**Problem**
Pictures excluded, return the lines below from the first through the line holding "minor_ticks = [10, 30, 50, 70, 90]".

**Raw data**
========
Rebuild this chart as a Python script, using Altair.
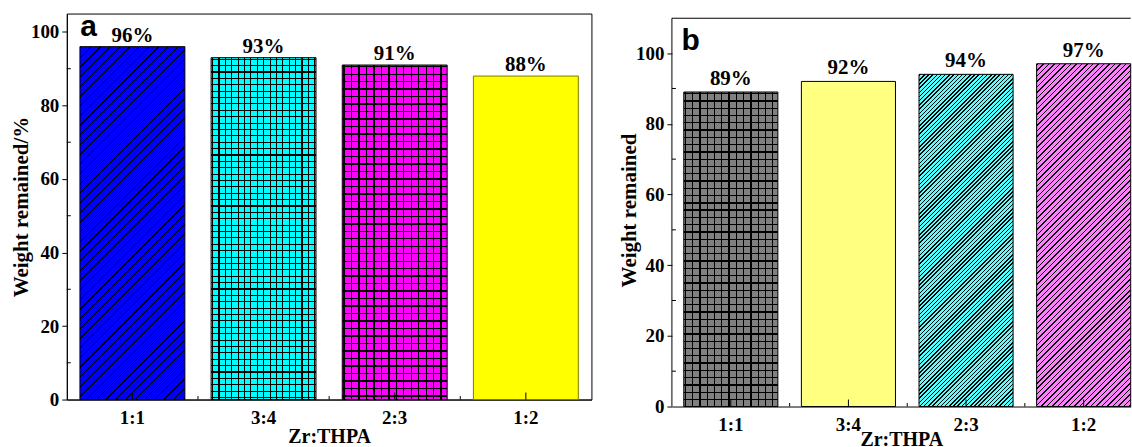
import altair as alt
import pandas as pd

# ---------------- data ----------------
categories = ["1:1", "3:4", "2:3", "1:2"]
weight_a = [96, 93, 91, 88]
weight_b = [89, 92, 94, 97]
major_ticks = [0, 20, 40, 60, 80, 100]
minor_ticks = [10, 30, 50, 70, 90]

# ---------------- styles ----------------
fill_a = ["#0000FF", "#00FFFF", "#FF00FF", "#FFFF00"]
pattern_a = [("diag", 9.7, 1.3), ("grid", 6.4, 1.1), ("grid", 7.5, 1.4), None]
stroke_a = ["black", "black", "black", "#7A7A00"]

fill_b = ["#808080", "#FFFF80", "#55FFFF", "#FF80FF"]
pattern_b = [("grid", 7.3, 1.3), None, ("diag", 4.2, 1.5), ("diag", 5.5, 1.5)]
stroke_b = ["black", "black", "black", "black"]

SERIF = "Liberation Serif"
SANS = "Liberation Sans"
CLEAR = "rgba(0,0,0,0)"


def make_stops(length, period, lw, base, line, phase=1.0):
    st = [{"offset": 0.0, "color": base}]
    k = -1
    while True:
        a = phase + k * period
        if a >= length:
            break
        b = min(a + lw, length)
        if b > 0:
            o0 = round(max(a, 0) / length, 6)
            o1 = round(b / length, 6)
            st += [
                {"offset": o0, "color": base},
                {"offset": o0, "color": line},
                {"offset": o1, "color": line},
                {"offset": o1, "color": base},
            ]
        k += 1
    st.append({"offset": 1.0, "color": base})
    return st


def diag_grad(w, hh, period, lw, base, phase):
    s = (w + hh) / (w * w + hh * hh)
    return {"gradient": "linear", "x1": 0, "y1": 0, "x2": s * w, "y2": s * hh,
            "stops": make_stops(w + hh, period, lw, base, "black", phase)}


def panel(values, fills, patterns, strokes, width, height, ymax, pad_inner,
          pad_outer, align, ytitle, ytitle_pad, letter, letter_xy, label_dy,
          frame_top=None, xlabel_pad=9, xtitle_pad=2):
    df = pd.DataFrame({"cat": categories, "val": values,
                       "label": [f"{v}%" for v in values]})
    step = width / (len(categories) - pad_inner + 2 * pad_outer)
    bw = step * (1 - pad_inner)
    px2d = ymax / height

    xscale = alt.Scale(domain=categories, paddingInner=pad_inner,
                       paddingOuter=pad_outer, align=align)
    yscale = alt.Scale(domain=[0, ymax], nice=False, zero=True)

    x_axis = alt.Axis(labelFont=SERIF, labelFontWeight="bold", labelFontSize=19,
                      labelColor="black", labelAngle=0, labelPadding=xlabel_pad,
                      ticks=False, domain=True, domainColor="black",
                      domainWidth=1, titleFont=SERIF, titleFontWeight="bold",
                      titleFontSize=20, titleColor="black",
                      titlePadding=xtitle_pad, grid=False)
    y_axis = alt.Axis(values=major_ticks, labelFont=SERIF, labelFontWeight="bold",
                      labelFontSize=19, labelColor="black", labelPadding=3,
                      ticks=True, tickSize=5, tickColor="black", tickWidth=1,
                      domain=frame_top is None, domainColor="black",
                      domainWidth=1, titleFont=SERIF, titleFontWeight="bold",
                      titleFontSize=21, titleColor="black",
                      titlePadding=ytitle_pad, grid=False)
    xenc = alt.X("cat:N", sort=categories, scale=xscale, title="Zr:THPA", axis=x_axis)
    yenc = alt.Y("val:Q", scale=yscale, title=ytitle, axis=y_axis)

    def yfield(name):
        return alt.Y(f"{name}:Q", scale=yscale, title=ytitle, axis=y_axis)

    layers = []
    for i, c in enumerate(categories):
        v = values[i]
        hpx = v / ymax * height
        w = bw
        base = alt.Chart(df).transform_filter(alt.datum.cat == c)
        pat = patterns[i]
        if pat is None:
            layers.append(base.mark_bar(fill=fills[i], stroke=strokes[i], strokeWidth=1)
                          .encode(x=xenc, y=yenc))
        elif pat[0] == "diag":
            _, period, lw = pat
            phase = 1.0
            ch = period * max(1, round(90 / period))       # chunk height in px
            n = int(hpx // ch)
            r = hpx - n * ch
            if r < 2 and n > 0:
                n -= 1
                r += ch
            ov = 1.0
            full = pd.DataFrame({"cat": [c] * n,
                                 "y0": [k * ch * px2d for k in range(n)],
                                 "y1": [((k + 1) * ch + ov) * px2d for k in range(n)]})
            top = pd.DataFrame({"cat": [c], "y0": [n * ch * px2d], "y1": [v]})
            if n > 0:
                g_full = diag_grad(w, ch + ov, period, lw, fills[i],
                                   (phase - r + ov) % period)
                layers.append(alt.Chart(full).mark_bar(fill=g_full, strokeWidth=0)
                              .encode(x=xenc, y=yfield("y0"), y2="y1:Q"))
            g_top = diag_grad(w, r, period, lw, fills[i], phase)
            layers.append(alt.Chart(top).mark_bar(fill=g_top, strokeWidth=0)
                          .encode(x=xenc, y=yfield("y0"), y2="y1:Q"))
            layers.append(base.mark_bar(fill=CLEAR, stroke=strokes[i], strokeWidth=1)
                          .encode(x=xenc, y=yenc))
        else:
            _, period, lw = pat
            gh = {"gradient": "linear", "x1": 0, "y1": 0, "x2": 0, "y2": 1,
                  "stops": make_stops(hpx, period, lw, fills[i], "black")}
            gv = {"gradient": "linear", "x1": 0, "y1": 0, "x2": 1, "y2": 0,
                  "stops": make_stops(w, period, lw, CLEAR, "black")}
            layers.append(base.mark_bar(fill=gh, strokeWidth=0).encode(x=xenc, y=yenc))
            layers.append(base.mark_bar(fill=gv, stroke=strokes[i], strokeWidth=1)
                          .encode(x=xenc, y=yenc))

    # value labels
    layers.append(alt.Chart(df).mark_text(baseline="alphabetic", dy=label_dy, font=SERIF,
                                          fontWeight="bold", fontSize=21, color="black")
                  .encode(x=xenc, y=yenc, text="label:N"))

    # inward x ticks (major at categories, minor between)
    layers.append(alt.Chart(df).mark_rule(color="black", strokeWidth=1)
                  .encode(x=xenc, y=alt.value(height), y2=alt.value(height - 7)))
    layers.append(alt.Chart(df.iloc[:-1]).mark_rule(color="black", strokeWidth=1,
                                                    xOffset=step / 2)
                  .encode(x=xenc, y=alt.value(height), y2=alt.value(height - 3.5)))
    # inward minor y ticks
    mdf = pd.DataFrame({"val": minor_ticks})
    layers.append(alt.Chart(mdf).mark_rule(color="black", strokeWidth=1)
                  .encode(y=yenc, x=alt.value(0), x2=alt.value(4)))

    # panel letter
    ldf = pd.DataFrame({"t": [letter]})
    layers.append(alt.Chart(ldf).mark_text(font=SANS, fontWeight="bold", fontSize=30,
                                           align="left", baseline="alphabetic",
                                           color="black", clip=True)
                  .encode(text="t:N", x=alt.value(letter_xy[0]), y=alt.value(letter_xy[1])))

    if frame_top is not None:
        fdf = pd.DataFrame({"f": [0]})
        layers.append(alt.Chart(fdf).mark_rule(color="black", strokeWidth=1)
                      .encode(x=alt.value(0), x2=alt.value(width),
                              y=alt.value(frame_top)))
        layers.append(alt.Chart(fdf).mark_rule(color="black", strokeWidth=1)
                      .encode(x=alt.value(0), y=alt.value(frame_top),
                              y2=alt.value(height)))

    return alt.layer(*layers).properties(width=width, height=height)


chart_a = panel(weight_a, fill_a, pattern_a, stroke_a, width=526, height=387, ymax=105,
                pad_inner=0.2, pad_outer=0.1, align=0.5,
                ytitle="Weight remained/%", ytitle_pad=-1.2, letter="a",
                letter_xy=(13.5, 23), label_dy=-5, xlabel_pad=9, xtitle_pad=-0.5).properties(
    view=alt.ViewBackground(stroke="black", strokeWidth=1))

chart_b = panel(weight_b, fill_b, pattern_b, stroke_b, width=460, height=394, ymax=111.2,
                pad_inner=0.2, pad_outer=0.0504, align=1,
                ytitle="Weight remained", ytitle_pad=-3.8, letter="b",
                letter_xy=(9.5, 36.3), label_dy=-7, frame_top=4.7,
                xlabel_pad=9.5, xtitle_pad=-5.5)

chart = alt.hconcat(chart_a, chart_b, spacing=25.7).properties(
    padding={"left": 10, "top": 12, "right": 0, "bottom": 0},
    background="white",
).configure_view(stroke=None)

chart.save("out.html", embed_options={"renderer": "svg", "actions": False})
========
**Correct answer**
Rebuild this chart as a Python script, using Altair.
import altair as alt
import pandas as pd

# ---------------- data ----------------
categories = ["1:1", "3:4", "2:3", "1:2"]
weight_a = [96, 93, 91, 88]
weight_b = [89, 92, 94, 97]
major_ticks = [0, 20, 40, 60, 80, 100]
minor_ticks = [10, 30, 50, 70, 90]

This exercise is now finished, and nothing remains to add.